Support at $4,080 is the psychological floor from last week’s consolidation, but the OTC premium suggests that physical buyers are willing to pay above that level for immediate delivery. Resistance at $4,120 is the previous week’s high, but the perpetual’s premium to spot indicates that speculative longs are crowded above $4,110. The risk is asymmetric: a gap down to $4,080 would likely see the Shanghai premium snap back to normal levels as physical buyers step in, while a gap up to $4,120 could trigger a short squeeze that widens the premium further—at least temporarily, until London desks can arbitrage it away.
Cross-Market Handoff: The Dollar and Energy Connection in Dark-Market Mode
The OTC gold premium cannot be viewed in isolation.

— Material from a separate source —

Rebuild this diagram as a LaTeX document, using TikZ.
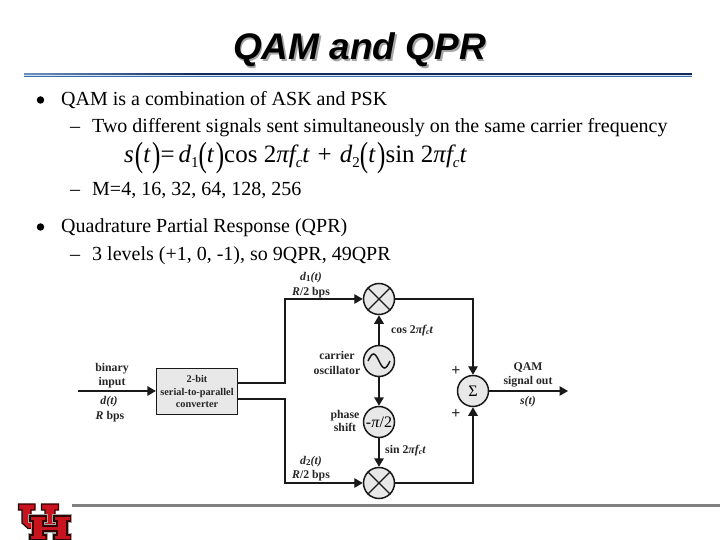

WTI crude at $71.41 (-0.93%) and Brent at $76.01 (-0.38%) are both under pressure from weekend demand concerns, which typically drags on gold through the inflation expectations channel. However, the gold premium is resisting that gravitational pull. This is a divergence worth monitoring: if energy continues to slide into Monday, the precious metals complex may face a headwind that eventually forces the OTC premium to collapse as physical holders hedge their exposure. Conversely, if natural gas at $2.94 (-2.39%) finds a bid, the inflationary impulse could justify the premium.
The USD/CNH pair at 6.7745 (-0.32%) is also relevant. The renminbi’s modest strength against the dollar reduces the cost of gold for Chinese buyers, which may explain the persistence of the Shanghai premium. If USD/CNH continues to drift lower, the premium could widen further as Chinese physical demand accelerates. The AUD/USD at 0.6955 (+0.15%) is a secondary indicator: Australia’s status as a major gold producer means a stronger Aussie dollar often correlates with higher gold prices, but the OTC premium is a more granular signal of physical flow.
Institutional Hedging Implications: The Cost of Waiting Until Monday
For institutional desks, the weekend OTC premium represents a hedging challenge. The cost of carrying a physical gold position through the weekend is now embedded in the Shanghai premium, but the futures market does not reflect this until Monday’s open. Any institution with a physical delivery obligation in Asia is effectively paying a 0.04-0.05% premium for the privilege of weekend settlement—a cost that can be hedged by selling COMEX futures on Monday, but only if the gap does not widen further.
The alternative is to use the tokenized gold market as a proxy hedge, but the PAXG and XAUT contracts are trading at a slight discount to spot, not a premium. This inversion—physical premium, digital discount—is a classic sign of market fragmentation. The most prudent approach for risk managers is to assume that the OTC premium will normalize within the first two hours of Monday’s Asian session, and to avoid layering additional hedges that could be unwound at a loss if the gap moves against them.
Desk View
- The Shanghai-London OTC premium at $1.80-$2.10/oz is a structural dislocation driven by weekend settlement gaps, not speculative excess; expect normalization by Monday’s LBMA fix.
- Gap risk is concentrated in the $4,080-$4,120 zone, with asymmetric downside risk to $4,080 if energy weakness persists, but physical demand caps the sell-off.
- The perpetual premium to spot at $7.11 is a speculative positioning signal that may unwind before the physical premium compresses; monitor funding rates for early warnings.
- Cross-market divergences (e.g., gold premium vs. crude weakness) suggest the dislocation is metal-specific and likely transient; avoid chasing the premium into Monday’s open.
Risk Disclaimer: This analysis is for informational purposes only and does not constitute investment advice. OTC and dark-market trading involves significant liquidity risk, and gap events can result in substantial losses. All trading decisions are the sole responsibility of the reader.